Additionally, Hacker News comments aren't used by the owning website for potential profit. (Y Combinator as a brand is likely hurt by HN comments anyways)

3 comments

> Y Combinator as a brand is likely hurt by HN comments anyways

Comments are the price some websites pay to encourage higher levels of engagement, and the high level of engagement here on HackerNews makes it a more valuable resource to its readers (more submissions, more voting, and sometimes informed comments from the community) and thus it has a halo effect on YCombinator. Thus the comments in the grand scheme of things are surely a net positive.

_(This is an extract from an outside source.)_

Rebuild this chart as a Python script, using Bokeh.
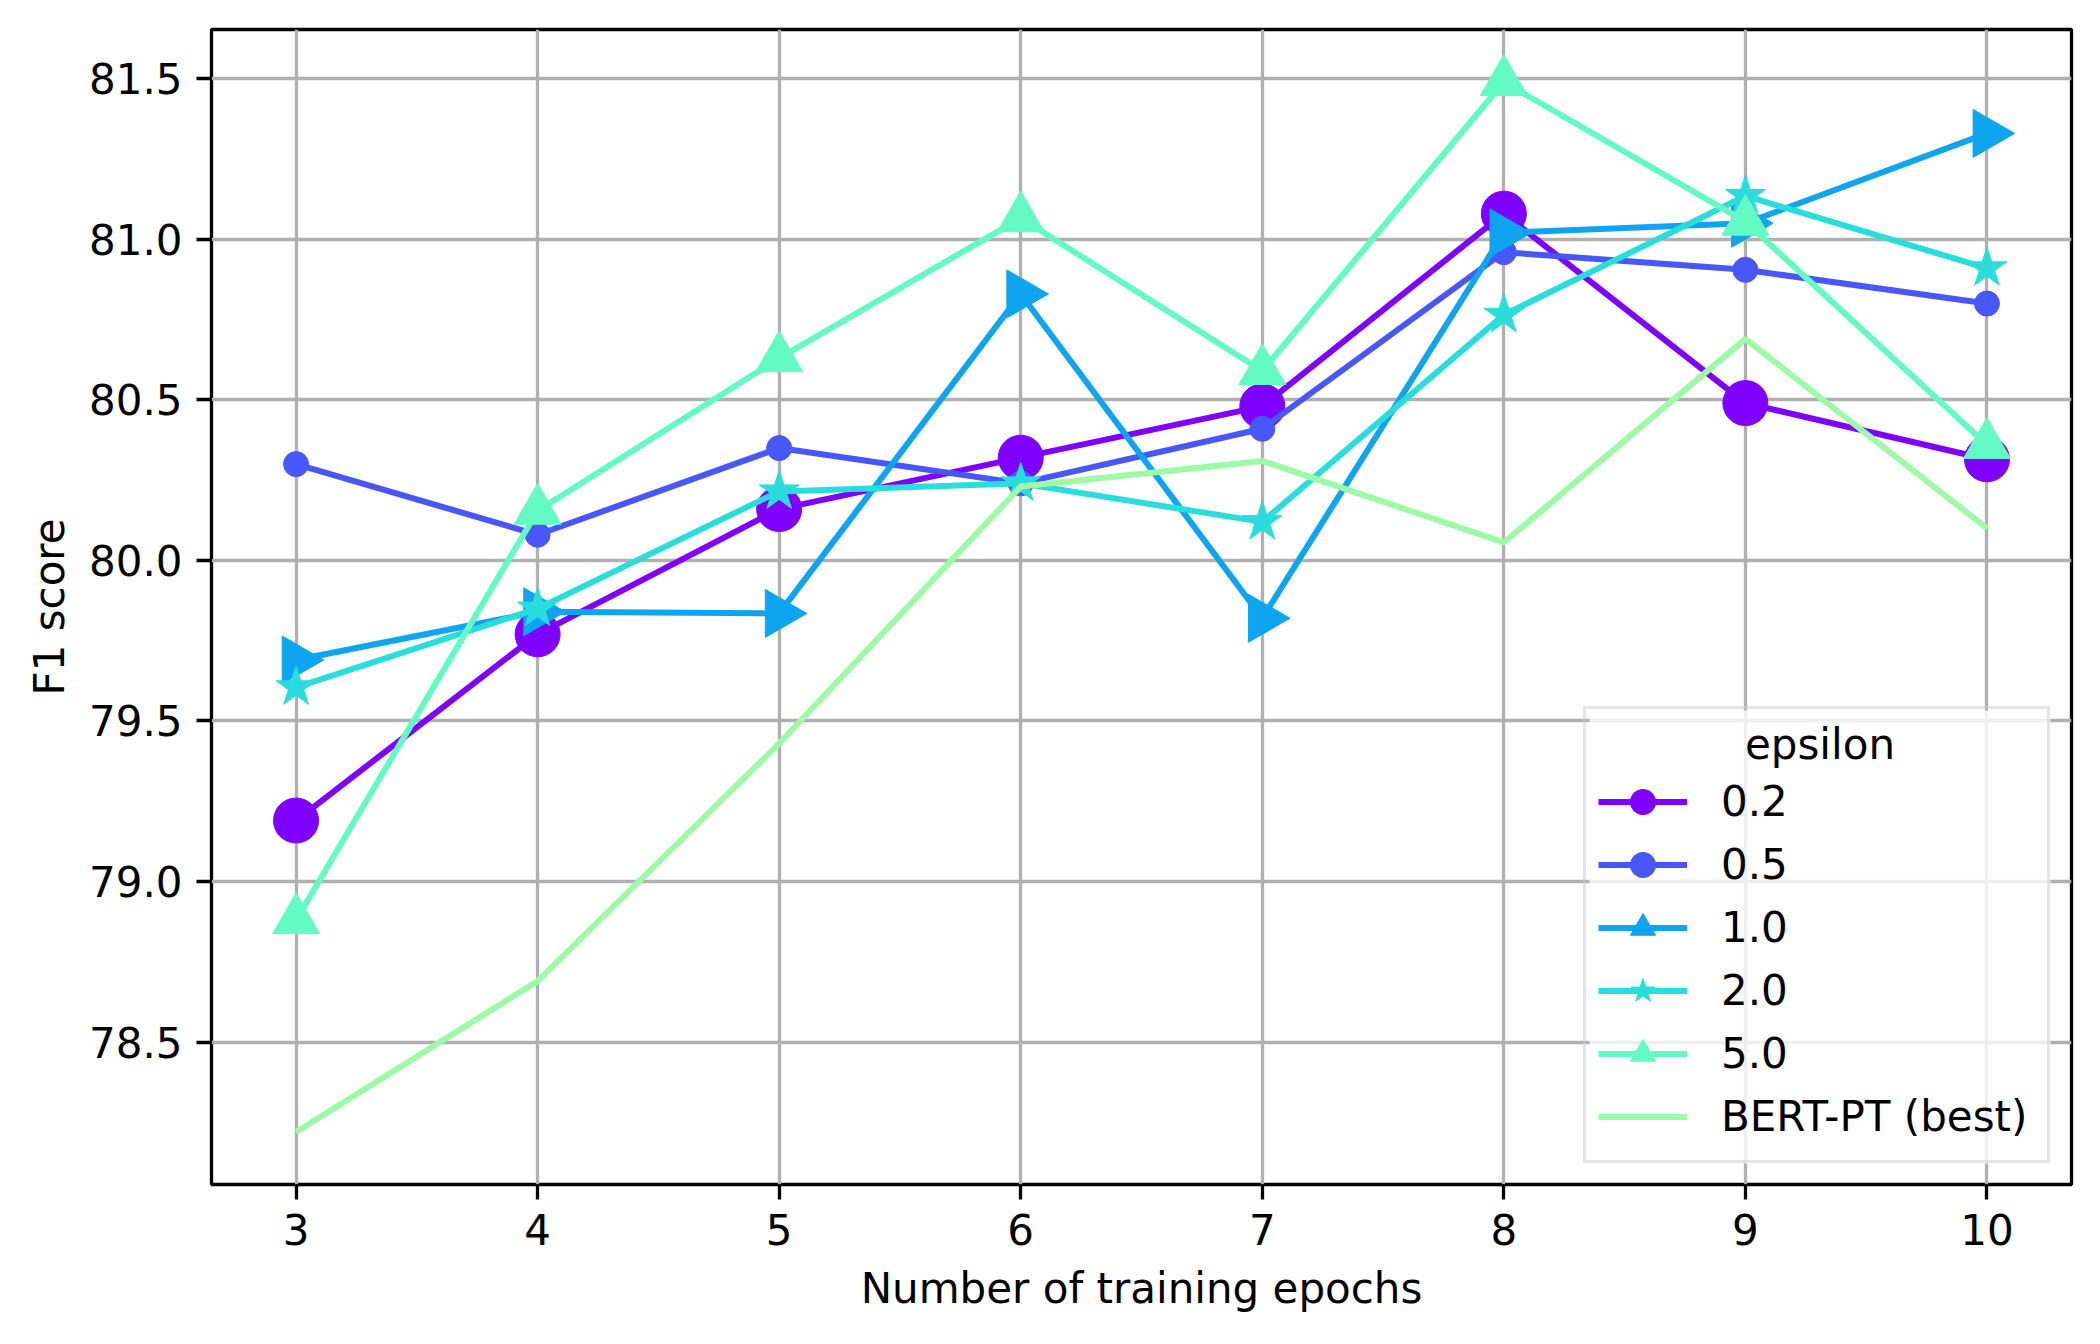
import math
from bokeh.plotting import figure
from bokeh.models import (Range1d, FixedTicker, PrintfTickFormatter, Legend, LegendItem,
                          Label, BoxAnnotation)
from bokeh.embed import file_html
from bokeh.resources import INLINE

# ---- data ----
epochs = [3, 4, 5, 6, 7, 8, 9, 10]
series_labels = ["0.2", "0.5", "1.0", "2.0", "5.0", "BERT-PT (best)"]
legend_title = "epsilon"
f1_eps_0_2 = [79.19, 79.77, 80.16, 80.32, 80.48, 81.08, 80.49, 80.315]
f1_eps_0_5 = [80.30, 80.08, 80.35, 80.24, 80.41, 80.96, 80.905, 80.80]
f1_eps_1_0 = [79.69, 79.84, 79.835, 80.83, 79.82, 81.02, 81.05, 81.33]
f1_eps_2_0 = [79.605, 79.85, 80.215, 80.24, 80.12, 80.765, 81.135, 80.91]
f1_eps_5_0 = [78.88, 80.155, 80.63, 81.066, 80.59, 81.49, 81.055, 80.36]
f1_bert_pt_best = [78.22, 78.69, 79.43, 80.23, 80.31, 80.056, 80.69, 80.10]
y_ticks = [78.5, 79.0, 79.5, 80.0, 80.5, 81.0, 81.5]

all_series = [f1_eps_0_2, f1_eps_0_5, f1_eps_1_0, f1_eps_2_0, f1_eps_5_0, f1_bert_pt_best]

# ---- styles ----
colors = ["#8000ff", "#4757fb", "#0ea4f0", "#2adddd", "#63fbc3", "#9cfba4"]
markers = [("circle", 45, 0.0), ("circle", 25, 0.0), ("triangle", 48, -math.pi / 2),
           ("star", 42, 0.0), ("triangle", 47, 0.0), None]
FONT = "DejaVu Sans"
FS = "42px"

# layout (px)
W, H = 2092, 1336
BL, BR, BT, BB = 211, 21, 29, 152
FW, FH = W - BL - BR, H - BT - BB
LEG_MARGIN, LEG_PAD = 21, 12
GLYPH_W, GLYPH_H, LABEL_W, STANDOFF = 89, 63, 314, 34
TITLE_H = 51
LEG_W = 2 * LEG_PAD + GLYPH_W + STANDOFF + LABEL_W
LEG_H = 2 * LEG_PAD + TITLE_H + GLYPH_H * len(series_labels)

lo = min(min(s) for s in all_series)
hi = max(max(s) for s in all_series)
pad = 0.05 * (hi - lo)
xpad = 0.05 * (max(epochs) - min(epochs))

p = figure(width=W, height=H, output_backend="svg", toolbar_location=None,
           x_range=Range1d(min(epochs) - xpad, max(epochs) + xpad),
           y_range=Range1d(lo - pad, hi + pad),
           min_border_left=BL, min_border_right=BR, min_border_top=BT, min_border_bottom=BB)

p.background_fill_color = "white"
p.border_fill_color = "white"
p.outline_line_color = "black"
p.outline_line_width = 3.3

p.xgrid.grid_line_color = "#b0b0b0"
p.ygrid.grid_line_color = "#b0b0b0"
p.xgrid.grid_line_width = 3.3
p.ygrid.grid_line_width = 3.3

p.xaxis.ticker = FixedTicker(ticks=epochs)
p.yaxis.ticker = FixedTicker(ticks=y_ticks)
p.yaxis.formatter = PrintfTickFormatter(format="%.1f")
p.xaxis.axis_label = "Number of training epochs"
p.yaxis.axis_label = "F1 score"

for ax in (p.xaxis, p.yaxis):
    ax.axis_line_color = None
    ax.major_tick_in = 0
    ax.major_tick_out = 15
    ax.major_tick_line_width = 3.3
    ax.major_tick_line_color = "black"
    ax.minor_tick_line_color = None
    ax.major_label_text_font = FONT
    ax.major_label_text_font_size = FS
    ax.major_label_text_color = "black"
    ax.major_label_standoff = 14
    ax.axis_label_text_font = FONT
    ax.axis_label_text_font_size = FS
    ax.axis_label_text_font_style = "normal"
    ax.axis_label_text_color = "black"
p.xaxis.axis_label_standoff = 16
p.yaxis.axis_label_standoff = 12

items = []
for label, ys, col, mk in zip(series_labels, all_series, colors, markers):
    rs = []
    rl = p.line(epochs, ys, line_color=col, line_width=6)
    rs.append(rl)
    if mk is not None:
        name, size, ang = mk
        rm = p.scatter(epochs, ys, marker=name, size=size, angle=ang,
                       fill_color=col, line_color=col, line_width=1)
        rs.append(rm)
    items.append(LegendItem(label=label, renderers=rs))

# semi-transparent legend background (frame-relative screen units)
leg_right = FW - LEG_MARGIN
leg_bottom = LEG_MARGIN
leg_bg = BoxAnnotation(left=leg_right - LEG_W, right=leg_right,
                       bottom=leg_bottom, top=leg_bottom + LEG_H,
                       left_units="screen", right_units="screen",
                       bottom_units="screen", top_units="screen",
                       fill_color="white", fill_alpha=0.8, line_color=None)
p.add_layout(leg_bg)

legend = Legend(items=items, location="bottom_right", title=" ",
                margin=LEG_MARGIN, padding=LEG_PAD, spacing=0,
                glyph_width=GLYPH_W, glyph_height=GLYPH_H, label_height=GLYPH_H,
                label_width=LABEL_W, label_standoff=STANDOFF,
                label_text_font=FONT, label_text_font_size=FS, label_text_color="black",
                title_text_font=FONT, title_text_font_size=FS, title_text_font_style="normal",
                title_standoff=0,
                border_line_color="#cccccc", border_line_width=3,
                background_fill_color=None)
p.add_layout(legend)

# centred legend title
title_lbl = Label(x=leg_right - LEG_W / 2, y=leg_bottom + LEG_H - LEG_PAD - TITLE_H / 2 + 4,
                  x_units="screen", y_units="screen", text=legend_title,
                  text_align="center", text_baseline="middle",
                  text_font=FONT, text_font_size=FS, text_color="black")
p.add_layout(title_lbl)

open("out.html", "w").write(file_html(p, INLINE))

Reddit and YouTube are built in part on comment driven engagement even if a large majority of the comments are poor.

I dislike not being able to leave a comment. Yes, I'm outspoken, strong-opinionated and I want to express myself. I liked the HN community before realizing that YCombinator is an incubator, etc. I am/were/came here for the community.
> Hacker News comments don't require the blood, sweat, and tears involved in writing a 1,000-word well-edited essay.

Some people do take the time to write well thought out replies.

> Hacker News comments aren't used by the owning website for potential profit.

I'm going to disagree. HN profits GREATLY from your participation.

> Y Combinator as a brand is likely hurt by HN comments anyways

Not likely. Comments from an engaged community (no matter how cynical at times) still drives traffic, and that is a powerful in and of itself.

"The HN crowd" has become an online meme for man-child Silicon Valley programmers. So I'd say there is at least a danger of that overflowing to perceptions of YC - just not for anyone YC probably cares about.
Really? My perception is that "the HN crowd" is known for being pedantic know-it-alls criticizing every minute detail of anything. "Man-child" seems much more Slashdot/Reddit/Digg/4chan plus the rest of the internet.
I like the irony of a person talking about pedantic know-it-alls, via a comment that dissects the exact meaning of the phrase "the HN crowd".
It's not irony--it's merely illustrating the point.
There's nothing pedantic about it, what I'm saying is that's a gross mischaracterization, not a precise meaning that I'm subtly dissecting.

If I wanted to be pedantic I would point out that even if your impression were correct it still wouldn't be ironic.

HN also has a posting limit that's limiting for longer posts as well. Not to mention some crippling deficiencies in markup and other capabilities.